When we think of swimming pools, we typically think of large fiberglass, plastic, or concrete constructions full of pristine, clear water. They’re usually maintained in this state with the regular addition of chlorine or other chemical. These kill biological stuff and help filter out dirt and other detritus. However,  [David] likes to do things differently, as he demonstrates with a tiny plunge pool built inside his greenhouse.

The basic construction starts with digging a hole and building up a wall with concrete and bricks. There’s nothing particularly controversial there. It’s roughly 2 meters by 3 meters by 0.8 meters deep. To help the pool maintain heat, there’s a layer of foam insulation in the bottom, while the water is held inside a black liner.

Rather than traditional chemical methods, however, [David] relies on organic methods to maintain the pool. He explains how he uses an aquarium pump to create a “bubble filtered” pool that draws water through a gravel bed to maintain it and keep it clear. It’s a very natural setup, with multiple plants in the water to make it as organic as can be. It’s the kind of thing you’d expect to see at a luxury island resort, but [David’s] got one right in his very own greenhouse.  [David] explains the organic filtering concept in greater detail on his website.

We’ve featured some pool hacks before, too, though more traditional ones than this. Video after the break.

[Thanks to Keith Olson for the tip!]

18 thoughts on “Building A Tiny Organic Swimming Pool With Natural Filtering

    1. He could have installed a UV filtering device to avoid any chemicals. It works well enough to kill almost all algae and bacteria, but not insects/bugs. For those, a water pump is required to create water motion. It’s completely organic without the cons.

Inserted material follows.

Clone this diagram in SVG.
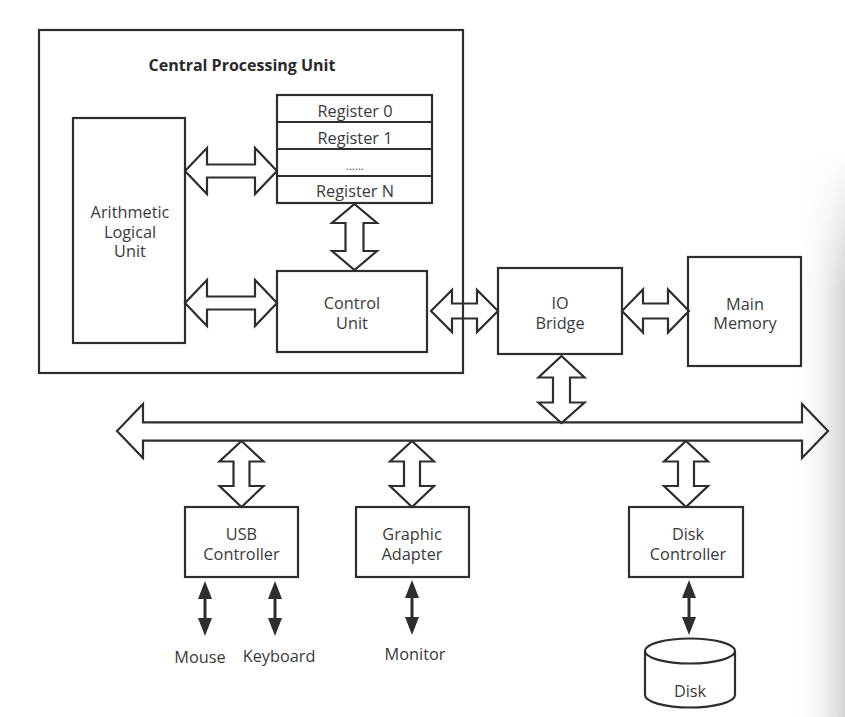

        1. Depends on the filter setup, but generally no. The nitrifying bacteria in this case would mostly live in the substrate, so as long as you’re not creating too much flow in there they’ll be okay. There will be some losses, but it’s not too bad.

  1. Not that I have anything against swimming in water with plenty of other things living in it but if you’re not putting chemicals into it to keep biological stuff from setting up housekeeping in it, it’s a pond not a swimming pool.

    1. That’s not really much of a worry if you have a full ecosystem going on like you do outside. While pretty much any unchlorinated water has some amount of them around, Legionella bacteria mostly breed well indoors or in otherwise wet, divorced from nature environments. Beats me why, I never cared to find out more.

    2. Most natural swimming ponds are designed to keep the water chemistry inhospitable to dangerous microbes. That’s not to say it can’t happen but a well functioning pond shouldn’t have it.

    3. Do you never set foot in any natural body of water? Your hypochondria will be worse for you in the long term, that isn’t without risks as well (and the risk of killer amoebas is pretty remote). Neurosis is also a life-stealing disease.